I used WebofScience to identify the most cited articles by Roy F. Baumeister (datafile ).   I then selected empirical articles until the number of coded articles matched the number of citations, resulting in 69 empirical articles (H-Index = 69).  The 69 articles reported 241 studies (average 3.5 studies per article).  The total number of participants was 22,576 with a mean of 94 and a median of 58 participants per study.   For each study, I identified the most focal hypothesis test (MFHT).  The result of the test was converted into an exact p-value and the p-value was then converted into a z-score.   The 241 z-scores were submitted to a z-curve analysis to estimate mean power of the 222 results that were significant at p < .05 (two-tailed). The remaining 19 results were interpreted as evidence with lower standards of significance. Thus, the success rate for the 241 studies was 100% and not a single study reported a failure to support a prediction, implying a phenomenal type-II error probability of zero.


The z-curve estimate of actual replicability is 20% with a 95%CI ranging from 10% to 33%.  The complementary interpretation of this result is that the actual type-II error rate is 80% compared to the 0% failure rate in the published articles.

The histogram of z-values shows the distribution of observed z-scores (blue line) and the predicted density distribution (grey line). The predicted density distribution is also projected into the range of non-significant results.  The large area under the grey curve is an estimate of the file drawer of studies that need to be conducted to achieve 100% successes with just 20% average power.  It is unlikely that dropping studies with non-significant results was the only questionable research practice that was used.  Thyus, the actual file-drawer is likely to be smaller.  Nevertheless, the figure makes it clear that the reported results are just the tip of the iceberg of empirical attempts that were made to produce significant results that appear to support theoretical predictions.

Z-curve is under development and offers additional information other than the replicabilty of significant results.   One new feature is an estimate of the maximum number of false positive results.  This estimate is a maximum because it is empirically impossible to distinguish true false positives (effect size is zero) and true positives with negligible effect sizes (effect size is 0.000001).  To estimate the maximum false discovery rate, z-curve is fitted with a fixed percentage of false positives and the fit of this model is compared to the unconstrained model.  If fit is very similar, it is possible that the set of results contains the specified amount of false positives.  The estimate for Roy F. Baumeister’s most important results is that up to 70% of published results could be false positives or true positives with tiny effect sizes.  This suggests that the observed z-scores could be a mixture of 70% false positives and 30% results with a mean power of 55% to produce the estimate of 20% average power (70*.05 + 30*.55 = 20).

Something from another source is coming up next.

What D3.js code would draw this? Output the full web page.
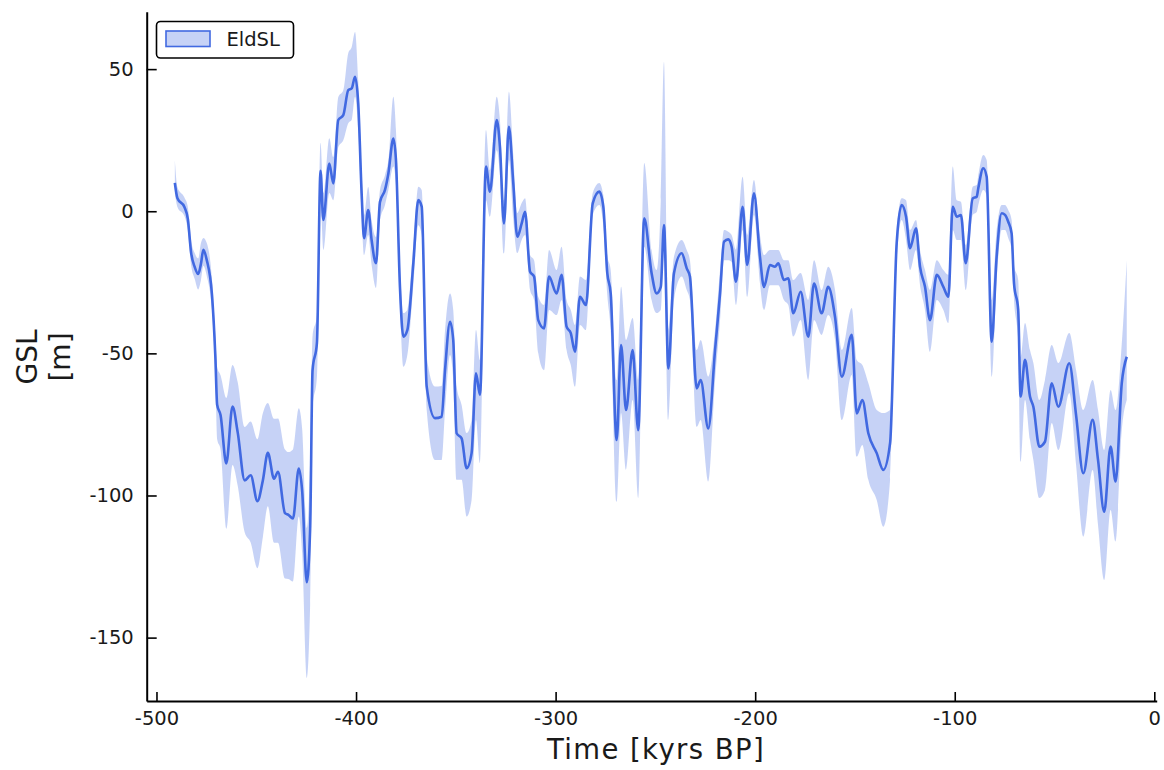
<!DOCTYPE html>
<html>
<head>
<meta charset="utf-8">
<script src="https://cdn.jsdelivr.net/npm/d3@7"></script>
<style>
  html, body { margin: 0; padding: 0; background: #fff; }
  svg { display: block; }
  text { font-family: "DejaVu Sans", sans-serif; }
</style>
</head>
<body>
<svg id="chart" width="1164" height="770"></svg>
<script>
// ---- data ----
const seriesName = "EldSL";
const xTickValues = [-500, -400, -300, -200, -100, 0];
const yTickValues = [-150, -100, -50, 0, 50];

const time = [
  -490.8,-489.5,-486.0,-484.3,-482.6,-480.8,-479.1,-477.7,-476.5,-474.8,
  -472.2,-470.5,-469.6,-467.9,-465.0,-461.9,-459.3,-455.8,-452.8,-449.4,
  -446.7,-444.2,-441.1,-439.1,-435.6,-433.9,-431.6,-428.7,-427.0,-424.7,
  -423.0,-421.8,-419.6,-417.8,-416.4,-413.4,-411.4,-408.9,-406.4,-403.9,
  -402.2,-400.5,-398.9,-397.2,-396.0,-393.9,-392.2,-390.0,-388.0,-385.5,
  -383.8,-381.3,-380.0,-378.0,-376.3,-374.3,-371.3,-368.8,-367.1,-364.6,
  -360.4,-357.1,-355.4,-352.9,-351.3,-349.6,-347.1,-344.6,-342.1,-339.9,
  -337.9,-334.9,-332.9,-329.5,-327.9,-325.9,-323.4,-321.2,-319.2,-317.0,
  -315.3,-312.8,-310.8,-308.7,-305.8,-303.3,-299.5,-297.0,-294.5,-292.4,
  -290.3,-287.8,-284.8,-281.4,-278.1,-276.1,-274.1,-272.4,-269.4,-267.2,
  -264.7,-261.4,-258.6,-255.6,-251.9,-249.4,-247.3,-245.7,-243.5,-240.7,
  -236.8,-234.3,-232.7,-229.3,-227.3,-223.5,-220.1,-217.6,-215.6,-213.5,
  -211.8,-209.6,-206.3,-204.0,-200.6,-197.6,-195.6,-192.6,-190.1,-188.4,
  -185.6,-183.4,-180.9,-177.2,-173.4,-170.5,-166.7,-163.4,-160.0,-156.6,
  -151.6,-149.1,-146.3,-143.3,-139.1,-135.8,-132.4,-129.1,-126.6,-124.4,
  -122.4,-119.4,-117.4,-114.9,-112.4,-109.0,-105.7,-103.2,-101.0,-99.0,
  -96.9,-94.5,-91.0,-89.0,-88.2,-85.7,-84.0,-81.5,-79.0,-76.5,
  -74.8,-73.2,-71.5,-70.3,-68.2,-67.0,-64.8,-62.3,-60.6,-57.6,
  -54.8,-51.4,-48.1,-42.6,-39.2,-35.6,-30.9,-28.2,-25.1,-21.9,
  -19.4,-16.3,-13.8
];
const gsl = [
  10.0,4.6,1.5,-2.7,-14.8,-19.7,-22.1,-18.4,-13.6,-17.2,
  -29.3,-51.1,-68.1,-71.7,-88.7,-68.7,-77.8,-94.7,-92.9,-102.0,
  -94.7,-85.0,-94.1,-91.7,-106.2,-106.8,-108.1,-90.5,-98.4,-130.5,
  -111.7,-56.0,-46.3,14.2,-3.1,16.8,9.8,32.1,33.8,42.6,
  43.2,47.3,37.9,6.3,-9.5,0.4,-10.1,-18.3,3.3,7.5,
  13.3,25.6,18.0,-26.6,-44.1,-41.8,-18.3,3.9,1.6,-61.7,
  -72.8,-72.3,-55.9,-38.9,-45.3,-78.1,-79.9,-90.4,-85.1,-57.0,
  -64.6,15.7,6.9,32.1,22.7,-4.3,29.7,9.8,-9.0,-4.3,
  -0.2,-21.3,-23.0,-38.3,-41.2,-23.0,-28.9,-22.4,-40.6,-42.9,
  -49.4,-30.1,-33.0,2.8,6.9,1.6,-21.8,-28.9,-80.5,-47.1,
  -69.9,-48.8,-77.0,-2.5,-21.8,-28.9,-26.6,-4.9,-55.3,-21.8,
  -14.8,-20.1,-23.0,-62.3,-59.4,-76.4,-48.8,-28.9,-10.7,-9.9,
  -12.5,-24.8,1.6,-18.9,6.3,-16.0,-26.6,-18.9,-19.5,-18.3,
  -24.2,-23.6,-35.9,-28.3,-44.1,-25.4,-35.9,-26.6,-37.1,-58.2,
  -43.5,-71.1,-66.4,-78.1,-85.1,-91.0,-81.6,-11.3,2.2,-1.9,
  -13.0,-6.0,-19.5,-26.6,-38.3,-22.4,-26.6,-30.1,1.6,-1.9,
  -1.3,-18.3,4.5,5.1,8.1,15.1,12.1,-45.9,-16.0,-0.7,
  -1.3,-3.7,-7.8,-25.4,-34.7,-65.2,-52.3,-65.2,-68.8,-82.8,
  -81.1,-60.5,-68.8,-53.5,-71.7,-92.2,-73.4,-87.5,-105.7,-82.8,
  -95.1,-60.5,-51.2
];
const gslLower = [
  6.3,1.5,-1.7,-6.8,-19.2,-23.9,-27.5,-24.2,-19.2,-22.8,
  -34.7,-58.4,-80.2,-83.8,-111.7,-89.3,-96.6,-112.9,-116.5,-125.6,
  -114.7,-103.8,-116.6,-116.6,-129.2,-129.4,-130.3,-107.4,-120.2,-164.2,
  -138.3,-69.4,-58.3,3.3,-13.6,6.4,3.9,22.6,25.0,31.0,
  32.1,40.3,28.6,-1.3,-15.4,-8.4,-18.9,-27.0,-3.1,2.2,
  7.5,15.7,9.2,-33.0,-54.7,-50.6,-26.0,-4.9,-8.4,-69.9,
  -87.5,-87.5,-69.9,-50.6,-59.4,-94.5,-94.5,-107.4,-101.6,-73.4,
  -88.6,3.9,-1.9,21.5,12.7,-14.8,18.0,-3.1,-14.7,-10.1,
  -8.4,-27.7,-31.2,-49.9,-55.9,-34.7,-36.5,-31.2,-48.8,-54.1,
  -61.7,-40.0,-41.8,-1.3,2.2,-4.9,-29.5,-41.8,-102.2,-71.0,
  -91.0,-66.4,-100.9,-12.5,-31.2,-35.8,-34.7,-13.6,-73.4,-31.2,
  -23.0,-27.7,-31.2,-75.8,-73.4,-95.1,-59.4,-38.3,-17.2,-17.2,
  -17.9,-33.0,-6.6,-30.1,-1.3,-25.3,-34.7,-26.0,-26.0,-26.0,
  -31.2,-33.0,-44.1,-38.3,-59.4,-38.3,-43.5,-36.5,-45.3,-73.4,
  -57.6,-86.3,-82.2,-94.5,-101.6,-111.0,-94.5,-17.2,-3.1,-10.1,
  -20.7,-13.6,-26.0,-34.7,-49.4,-31.2,-34.7,-39.3,-6.6,-10.1,
  -10.1,-27.7,-1.3,-0.3,2.2,7.5,5.7,-58.2,-24.2,-6.6,
  -6.6,-9.4,-13.6,-31.2,-45.3,-88.1,-66.4,-80.5,-87.5,-100.9,
  -98.1,-74.5,-84.0,-63.9,-89.3,-114.5,-91.0,-110.4,-129.7,-105.1,
  -116.2,-77.0,-66.4
];
const gslUpper = [
  17.9,8.4,4.8,1.5,-10.4,-14.8,-16.6,-11.2,-9.4,-11.2,
  -23.8,-43.9,-54.8,-57.7,-65.7,-54.1,-60.2,-75.9,-74.0,-80.2,
  -71.1,-67.5,-73.0,-72.9,-83.8,-84.7,-83.8,-69.3,-76.6,-111.4,
  -87.5,-44.0,-36.5,24.1,6.4,25.7,19.1,40.2,42.6,55.6,
  57.7,63.1,46.1,14.5,-1.3,8.5,-3.1,-9.1,7.5,12.7,
  18.0,40.3,28.6,-18.9,-35.8,-34.7,-11.9,8.6,7.5,-51.2,
  -61.7,-61.5,-41.8,-28.9,-34.7,-61.7,-68.2,-78.0,-73.4,-41.8,
  -52.3,28.6,14.5,40.3,32.1,3.9,42.0,19.8,-0.6,2.9,
  4.6,-15.4,-17.2,-30.1,-33.0,-13.6,-20.7,-12.5,-31.2,-34.7,
  -40.0,-23.0,-24.2,6.4,9.9,5.7,-15.4,-20.7,-59.4,-26.6,
  -45.3,-37.6,-59.4,17.0,-13.6,-20.7,3.9,52.5,-41.8,-16.0,
  -10.1,-13.6,-17.2,-48.8,-45.3,-58.2,-41.8,-20.7,-6.6,-7.2,
  -8.4,-13.6,12.1,-8.4,11.0,-8.4,-15.4,-13.6,-13.6,-13.6,
  -17.2,-17.2,-24.2,-21.7,-31.2,-17.2,-27.7,-19.5,-27.7,-48.8,
  -34.0,-52.3,-54.1,-60.4,-69.9,-71.0,-69.9,-6.6,4.6,3.9,
  -6.6,-3.1,-13.6,-20.7,-27.7,-17.2,-20.7,-22.4,15.7,3.9,
  3.3,-11.9,8.6,9.2,12.7,19.8,18.0,-31.2,-6.6,2.2,
  2.2,0.4,-3.1,-18.9,-24.2,-51.2,-39.3,-48.8,-53.4,-66.4,
  -59.4,-47.1,-53.4,-42.8,-55.9,-69.9,-59.4,-69.9,-84.0,-62.9,
  -69.9,-46.5,-17.2
];

// ---- build records ----
const data = time.map((t, i) => ({ t, m: gsl[i], lo: gslLower[i], hi: gslUpper[i] }));

const svg = d3.select("#chart");
svg.append("rect").attr("width", 1164).attr("height", 770).attr("fill", "#fff");

const x = d3.scaleLinear().domain([-504.9, 1.2]).range([146.7, 1156.7]);
const y = d3.scaleLinear().domain([-172.3, 70.2]).range([701, 11.7]);

const blue = "#4169E1";

// band
svg.append("path")
  .datum(data)
  .attr("fill", blue)
  .attr("fill-opacity", 0.3)
  .attr("stroke", "none")
  .attr("d", d3.area()
    .x(d => x(d.t))
    .y0(d => y(d.lo))
    .y1(d => y(d.hi))
    .curve(d3.curveMonotoneX));

// mean line
svg.append("path")
  .datum(data)
  .attr("fill", "none")
  .attr("stroke", blue)
  .attr("stroke-width", 2.6)
  .attr("stroke-linejoin", "round")
  .attr("d", d3.line()
    .x(d => x(d.t))
    .y(d => y(d.m))
    .curve(d3.curveMonotoneX));

// axes
const xAxis = d3.axisBottom(x)
  .tickValues(xTickValues)
  .tickFormat(d => String(d))
  .tickSizeInner(-9)
  .tickSizeOuter(0)
  .tickPadding(10.5);
const yAxis = d3.axisLeft(y)
  .tickValues(yTickValues)
  .tickFormat(d => String(d))
  .tickSizeInner(-10)
  .tickSizeOuter(0)
  .tickPadding(13);

const gx = svg.append("g").attr("transform", "translate(0,701)").call(xAxis);
const gy = svg.append("g").attr("transform", "translate(146.7,0)").call(yAxis);

[gx, gy].forEach(g => {
  g.select(".domain").attr("stroke", "#000").attr("stroke-width", 2);
  g.selectAll(".tick line").attr("stroke", "#000").attr("stroke-width", 1.6);
  g.selectAll(".tick text")
    .attr("fill", "#1a1a1a")
    .style("font-family", "'DejaVu Sans', sans-serif")
    .style("font-size", "19.5px");
});

// axis titles
svg.append("text")
  .attr("x", 656)
  .attr("y", 759)
  .attr("text-anchor", "middle")
  .style("font-size", "27.5px")
  .style("letter-spacing", "1.4px")
  .attr("fill", "#1a1a1a")
  .text("Time [kyrs BP]");

const yTitle = svg.append("text")
  .attr("transform", "translate(37,357) rotate(-90)")
  .attr("text-anchor", "middle")
  .style("font-size", "28px")
  .attr("fill", "#1a1a1a");
yTitle.append("tspan").attr("x", 0).attr("dy", 0).text("GSL");
yTitle.append("tspan").attr("x", 0).attr("dy", 33).text("[m]");

// legend
const lg = svg.append("g");
lg.append("rect")
  .attr("x", 156.5).attr("y", 21.5)
  .attr("width", 137).attr("height", 36.5)
  .attr("rx", 4)
  .attr("fill", "#fff")
  .attr("stroke", "#000")
  .attr("stroke-width", 1.6);
lg.append("rect")
  .attr("x", 166).attr("y", 31)
  .attr("width", 44).attr("height", 15.5)
  .attr("fill", blue).attr("fill-opacity", 0.3)
  .attr("stroke", blue).attr("stroke-width", 1.6);
lg.append("text")
  .attr("x", 226.5).attr("y", 45.5)
  .style("font-size", "19.5px")
  .attr("fill", "#1a1a1a")
  .text(seriesName);
</script>
</body>
</html>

Z-curve also provides estimates of mean power for different intervals on the x-axis.  As power increases with the observed evidence against the null-hypothesis (decreasing p-values, increasing z-scores), mean power increases.  For high z-scores of 6 or higher, power is essentially 1 and we would expect any result with an observed z-score greater than 6 to replicate in an exact replication study.   As can be seen in the Figure below the x-axis, z-scores from 2 to 2.5 have only a mean power of 14% and z-scores between 2.5 and 3 have only a mean power of 17%.  Only z-scores greater than 4 have at least a power of 50% and z-scores greater than 5 are needed for the recommended level of 80% power (Cohen, 1988).  Only 11 out of 241 tests yielded a z-score greater than 4 and only 6 yielded a z-score greater than 5.

In conclusion, the replicability audit of Roy F. Baumeister shows that published results were obtained with a low probability to produce a significant result.  As a result, exact replication studies also have a low probability to reproduce a significant result.  As noted a long time ago by Sterling (1959),  statistical significance loses its meaning when results are selected for significance.  Given the low replicability estimates and the high risk of false positive results, the significant results in Baumeister’s article provide no empirical evidence for his claims because the type-I and type-II error risks are too high. The only empirical evidence that was provided in these 69 articles are the 6 or 11 results with z-scores greater than 5 or 4, respectively.

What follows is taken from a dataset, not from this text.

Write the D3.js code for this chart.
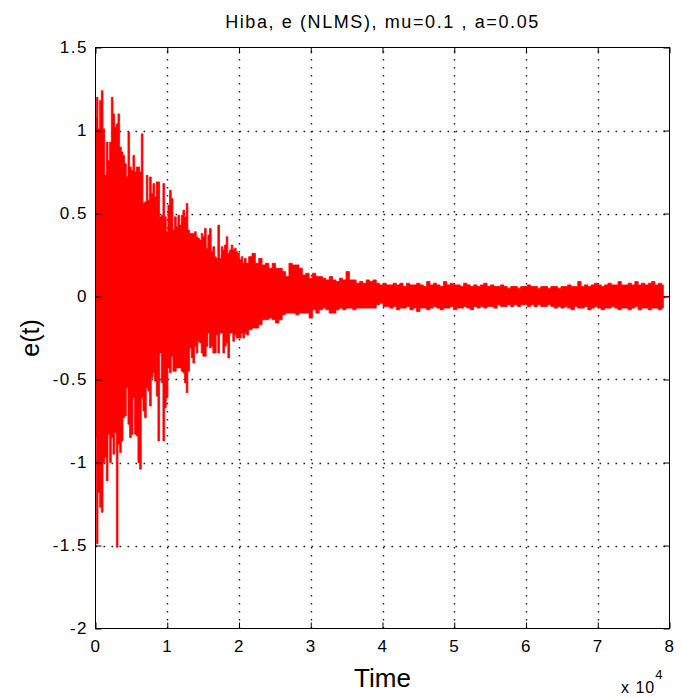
<!DOCTYPE html>
<html>
<head>
<meta charset="utf-8">
<script src="https://cdn.jsdelivr.net/npm/d3@7"></script>
<style>
  html, body { margin: 0; padding: 0; background: #fff; }
  svg text { font-family: "Liberation Sans", Arial, sans-serif; fill: #000; }
</style>
</head>
<body>
<div id="chart"></div>
<script>
// signal envelope (max / min of e(t) per small time slot)
// early part: one slot every 232 samples, starting at t = 0
const earlyStep = 232;
const earlyUpper = [
  1.08, 1.2, 1.01, 1.18, 1.24, 1.01, 0.73, 0.93, 0.82, 0.93,
  1.2, 1.1, 1.02, 1.04, 1.1, 0.9, 0.87, 0.85, 0.8, 0.72,
  0.99, 0.78, 0.76, 0.85, 0.75, 0.78, 0.78, 0.75, 0.98, 0.56,
  0.57, 0.73, 0.58, 0.72, 0.62, 0.68, 0.6, 0.69, 0.69, 0.48,
  0.49, 0.68, 0.48, 0.39,
  0.55, 0.64, 0.59, 0.4, 0.48, 0.42, 0.49, 0.43, 0.49, 0.52,
  0.48, 0.56, 0.4, 0.38, 0.38, 0.38, 0.39, 0.36, 0.35, 0.34,
  0.38, 0.36, 0.41, 0.29, 0.37, 0.41, 0.27, 0.3, 0.24, 0.23,
  0.43, 0.23, 0.3, 0.28, 0.31, 0.36, 0.26, 0.28, 0.31, 0.28,
  0.29, 0.27, 0.26, 0.22, 0.24, 0.2, 0.23, 0.2
];
const earlyLower = [
  -0.85, -1.49, -1.18, -1.27, -1.3, -1.0, -0.97, -1.11, -0.83, -1.0,
  -0.85, -0.95, -0.82, -1.51, -0.89, -0.94, -0.87, -0.73, -0.72, -0.55,
  -0.77, -0.85, -0.83, -0.61, -0.83, -0.84, -1.0, -1.04, -0.61, -0.69,
  -0.73, -0.55, -0.57, -0.66, -0.49, -0.46, -0.51, -0.6, -0.87, -0.34,
  -0.52, -0.87, -0.67, -0.61,
  -0.43, -0.46, -0.36, -0.45, -0.45, -0.43, -0.43, -0.43, -0.45, -0.46,
  -0.52, -0.58, -0.45, -0.31, -0.37, -0.4, -0.3, -0.34, -0.27, -0.28,
  -0.34, -0.36, -0.36, -0.3, -0.22, -0.31, -0.3, -0.34, -0.34, -0.23,
  -0.34, -0.22, -0.22, -0.34, -0.3, -0.28, -0.37, -0.22, -0.22, -0.27,
  -0.23, -0.25, -0.25, -0.25, -0.22, -0.25, -0.22, -0.23
];
// later part: one slot every 468 samples, following on from the early part
const lateStep = 468;
const lateUpper = [
  0.24, 0.26, 0.2, 0.23, 0.19, 0.2, 0.17, 0.2, 0.17, 0.17,
  0.15, 0.12, 0.2, 0.19, 0.19, 0.17, 0.13, 0.14, 0.11, 0.14,
  0.12, 0.12, 0.11, 0.1, 0.12, 0.1, 0.09, 0.11, 0.1, 0.15,
  0.1, 0.1, 0.08, 0.09, 0.08, 0.1, 0.09, 0.1, 0.08, 0.07,
  0.08, 0.07,
  0.07, 0.08, 0.07, 0.08, 0.06, 0.08, 0.07, 0.07, 0.08, 0.07,
  0.06, 0.09, 0.07, 0.08, 0.07, 0.06, 0.09, 0.07, 0.08, 0.07,
  0.07, 0.06, 0.08, 0.07, 0.06, 0.07, 0.06, 0.07, 0.08, 0.06,
  0.07, 0.06, 0.06, 0.07, 0.06, 0.05, 0.06, 0.06, 0.05, 0.06,
  0.06, 0.07, 0.06, 0.06, 0.05, 0.06, 0.06, 0.05, 0.06, 0.06,
  0.05, 0.06, 0.06, 0.07, 0.06, 0.06, 0.09, 0.06, 0.07, 0.06,
  0.07, 0.08, 0.07, 0.06, 0.07, 0.08, 0.07, 0.07, 0.09, 0.07,
  0.07, 0.08, 0.07, 0.09, 0.07, 0.08, 0.07, 0.08, 0.09, 0.07,
  0.08, 0.07
];
const lateLower = [
  -0.2, -0.19, -0.19, -0.17, -0.14, -0.14, -0.13, -0.14, -0.16, -0.14,
  -0.11, -0.1, -0.1, -0.1, -0.11, -0.1, -0.1, -0.1, -0.13, -0.08,
  -0.1, -0.08, -0.07, -0.08, -0.1, -0.1, -0.08, -0.07, -0.08, -0.07,
  -0.07, -0.08, -0.07, -0.07, -0.07, -0.07, -0.07, -0.07, -0.05, -0.04,
  -0.06, -0.06,
  -0.07, -0.06, -0.08, -0.07, -0.07, -0.06, -0.08, -0.07, -0.09, -0.07,
  -0.07, -0.08, -0.07, -0.06, -0.07, -0.08, -0.07, -0.07, -0.06, -0.08,
  -0.07, -0.07, -0.06, -0.07, -0.08, -0.06, -0.07, -0.06, -0.07, -0.06,
  -0.06, -0.07, -0.05, -0.06, -0.06, -0.05, -0.06, -0.05, -0.06, -0.05,
  -0.05, -0.06, -0.05, -0.06, -0.05, -0.06, -0.06, -0.05, -0.06, -0.07,
  -0.06, -0.07, -0.06, -0.07, -0.08, -0.06, -0.07, -0.07, -0.06, -0.08,
  -0.07, -0.06, -0.07, -0.08, -0.07, -0.07, -0.06, -0.07, -0.08, -0.07,
  -0.07, -0.08, -0.07, -0.06, -0.08, -0.07, -0.07, -0.08, -0.07, -0.07,
  -0.08, -0.07
];
// the error settles to exactly zero at the very end of the record
const zeroTimes = [79300, 80000];
const zeroValues = [0, 0];

const xTicks = [0, 10000, 20000, 30000, 40000, 50000, 60000, 70000, 80000];
const xTickLabels = ["0", "1", "2", "3", "4", "5", "6", "7", "8"];
const yTicks = [-2, -1.5, -1, -0.5, 0, 0.5, 1, 1.5];
const yTickLabels = ["-2", "-1.5", "-1", "-0.5", "0", "0.5", "1", "1.5"];

const titleText = "Hiba, e (NLMS), mu=0.1 , a=0.05";
const xLabel = "Time";
const yLabel = "e(t)";

(function () {
  // build the envelope table
  const env = [];
  earlyUpper.forEach((v, i) => env.push({ t: i * earlyStep, hi: v, lo: earlyLower[i] }));
  const lateStart = (earlyUpper.length - 1) * earlyStep;
  lateUpper.forEach((v, i) => env.push({ t: lateStart + (i + 1) * lateStep, hi: v, lo: lateLower[i] }));
  const zeroPart = zeroTimes.map((t, i) => ({ t: t, v: zeroValues[i] }));

  const W = 681, H = 698;
  const pL = 95.5, pR = 669.5, pT = 47.5, pB = 628.5;

  const svg = d3.select("#chart").append("svg")
    .attr("width", W)
    .attr("height", H);

  const x = d3.scaleLinear().domain([0, 80000]).range([pL, pR]);
  const y = d3.scaleLinear().domain([-2, 1.5]).range([pB, pT]);

  // dotted grid (sparse dots, like the ':' grid of the original)
  const grid = svg.append("g")
    .attr("stroke", "#1a1a1a")
    .attr("stroke-width", 1.4)
    .attr("stroke-dasharray", "1.6,6.4");
  grid.selectAll(".gx")
    .data(xTicks.slice(1, -1))
    .enter().append("line")
    .attr("x1", d => Math.round(x(d)) + 0.5).attr("x2", d => Math.round(x(d)) + 0.5)
    .attr("y1", pB).attr("y2", pT);
  grid.selectAll(".gy")
    .data(yTicks.slice(1, -1))
    .enter().append("line")
    .attr("y1", d => Math.round(y(d)) + 0.5).attr("y2", d => Math.round(y(d)) + 0.5)
    .attr("x1", pL).attr("x2", pR);

  // the error signal
  const area = d3.area()
    .x(d => x(d.t))
    .y0(d => y(d.lo))
    .y1(d => y(d.hi))
    .curve(d3.curveStep);

  svg.append("path")
    .datum(env)
    .attr("d", area)
    .attr("fill", "#ff0000")
    .attr("stroke", "#ff0000")
    .attr("stroke-width", 0.8);

  svg.append("path")
    .datum([{ t: env[env.length - 1].t, v: 0 }].concat(zeroPart))
    .attr("d", d3.line().x(d => x(d.t)).y(d => y(d.v)))
    .attr("fill", "none")
    .attr("stroke", "#ff0000")
    .attr("stroke-width", 1.2);

  // axes box, MATLAB style ticks on all four sides
  const tickLen = 6;
  const axisCol = "#000";
  svg.append("rect")
    .attr("x", pL).attr("y", pT)
    .attr("width", pR - pL).attr("height", pB - pT)
    .attr("fill", "none")
    .attr("stroke", axisCol)
    .attr("stroke-width", 1);

  const bottomAxis = d3.axisBottom(x).tickValues(xTicks)
    .tickFormat((d, i) => xTickLabels[i]).tickSizeInner(-tickLen).tickSizeOuter(0).tickPadding(11.5);
  const topAxis = d3.axisTop(x).tickValues(xTicks)
    .tickFormat("").tickSizeInner(-tickLen).tickSizeOuter(0);
  const leftAxis = d3.axisLeft(y).tickValues(yTicks)
    .tickFormat((d, i) => yTickLabels[i]).tickSizeInner(-tickLen).tickSizeOuter(0).tickPadding(7.5);
  const rightAxis = d3.axisRight(y).tickValues(yTicks)
    .tickFormat("").tickSizeInner(-tickLen).tickSizeOuter(0);

  function styleAxis(g) {
    g.select(".domain").remove();
    g.selectAll(".tick line").attr("stroke", axisCol);
    g.selectAll(".tick text")
      .attr("font-size", 17)
      .attr("letter-spacing", 1.5)
      .attr("fill", "#000");
  }

  svg.append("g").attr("transform", `translate(0,${pB})`).call(bottomAxis).call(styleAxis);
  svg.append("g").attr("transform", `translate(0,${pT})`).call(topAxis).call(styleAxis);
  svg.append("g").attr("transform", `translate(${pL},0)`).call(leftAxis).call(styleAxis);
  svg.append("g").attr("transform", `translate(${pR},0)`).call(rightAxis).call(styleAxis);

  // texts
  svg.append("text")
    .attr("x", (pL + pR) / 2)
    .attr("y", 28)
    .attr("text-anchor", "middle")
    .attr("font-size", 18)
    .attr("letter-spacing", 1.6)
    .text(titleText);

  svg.append("text")
    .attr("x", (pL + pR) / 2)
    .attr("y", 687)
    .attr("text-anchor", "middle")
    .attr("font-size", 26)
    .text(xLabel);

  svg.append("text")
    .attr("transform", `translate(39,${(pT + pB) / 2}) rotate(-90)`)
    .attr("text-anchor", "middle")
    .attr("font-size", 25)
    .text(yLabel);

  const mult = svg.append("text")
    .attr("x", 621)
    .attr("y", 693)
    .attr("font-size", 16)
    .attr("letter-spacing", 1);
  mult.append("tspan").text("x 10");
  mult.append("tspan").attr("dy", -14).attr("font-size", 13).text("4");
})();
</script>
</body>
</html>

Unlike tax audits by revenue agencies, my replicability audits have no real consequences when questionable research practices are discovered. Roy F. Baumeister followed accepted practices in social psychology and did nothing unethical by the lax standards of research ethics in psychology. That is, he did not commit research fraud. He might even argue that he was better at playing the game social psychologists were playing, which is producing as many significant results as possible without worrying about replicability.  This prevalent attitude among social psychologists was most clearly expressed by another famous social psychologist, who produced incredible and irrreproducible results.

“I’m all for rigor, but I prefer other people do it. I see its importance—it’s fun for some people—but I don’t have the patience for it. If you looked at all my past experiments, they were always rhetorical devices. I gathered data to show how my point would be made. I used data as a point of persuasion, and I never really worried about, ‘Will this replicate or will this not?” (Daryl J. Bem, in Engber, 2017)

Not everybody may be as indifferent to replicability.  For consumers interested in replicable empirical findings it is surely interesting to know how replicable published results are. For example, Noble Laureate Daniel Kahneman might not have featured Roy Baumeister’s results in his popular book “Fast and Slow,” if he had seen these results.  Maybe some readers of this blog also find these results informative. I know first hand that at least some of my undergraduate students who invested time and resources in studying psychology find these results interesting and shocking.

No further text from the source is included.